The film will, “in true Hollywood style, make you laugh, make you gasp and might even tug at your heartstrings”, he said.
The Daily Telegraph’s Robbie Collin awarded the movie four stars and described it as “toe-twistingly funny”.
“After his recent tirades about comedy and offensiveness on social media, I’m not entirely convinced Gervais understands the intricate comic mechanisms that make Brent work — but then eight-year-old Mozart couldn’t transcribe musical notation when he wrote his first symphony,” he said.
However, many critics said that a joke using the N-word and a Chinese racial stereotype misfired. Sean O’Grady wrote in The Independent: “In the same way that Alf Garnett was supposed to be an outrageous caricature of a Tory racist bigot we were supposed to laugh at, and instead turned into a hero figure for the wrong kind of people, maybe there is a bit of the Brent creation that, in the wrong hands, could be used to hurtful, hateful effect.”

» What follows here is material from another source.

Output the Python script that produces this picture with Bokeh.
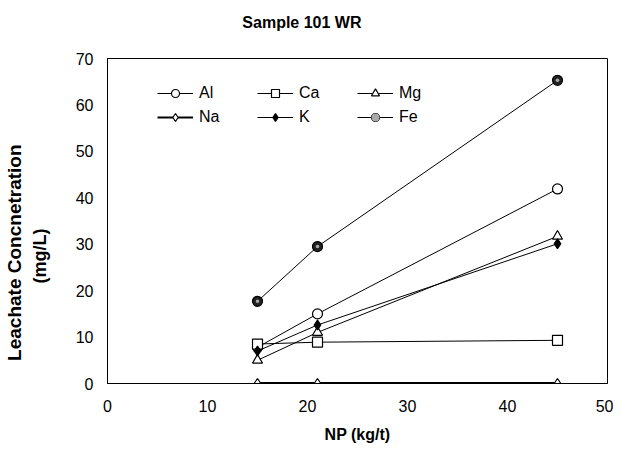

However, he called the film “excruciatingly brilliant”, adding: “If you have missed Brent, more or less absent from our screens in the 12 years since the last episode of the original The Office series was run, then you will be pleased to learn that he is back, and more grotesque, more embarrassing, and more humiliated by life than ever.”
In the Daily Mirror, David Edwards called the movie, also written and directed by Gervais, “the funniest film of the year. Fact”.
But the Daily Mail’s Brian Viner gave the film just two stars, saying it had “too many dud notes” and was a “slowly unfolding disappointment”.
He said Gervais had “lost a grip on the subtleties that characterised The Office”.
“Comic characters conceived for TV very often misfire in the cinema, but there’s an even more worrying development here as the line between Gervais and his embarrassing alter ego, Brent, becomes blurred,” wrote Mr Viner.
“There was never any doubt, watching The Office, that Brent was the grotesque and Gervais the comedic mastermind inhabiting him. But here it is Gervais, not Brent, who strives too hard to be the centre of attention, whose lack of sensitivity grates, whose jokes fall flat.”
Jimi Famurewa gave the film two stars in Empire Online, saying the laughs “dry up”.
“Life On The Road can never quite escape unfavourable comparison to that first, unimprovable finale and, in the end, it mostly feels like a faint photocopy of what we’ve seen before,” he wrote.
Henry Barnes wrote in The Guardian: “At its best, it carries the tradition of the little man struggling against his own confines. At its worst — weak gags about fat people, moments when Brent’s too stupid for his back story — it’s small, shabby and outdated.”
He said the “character endures”, but added: “There were braver things Gervais could have done with the character, the bravest being leaving him where he was. The Office was left near-perfect.”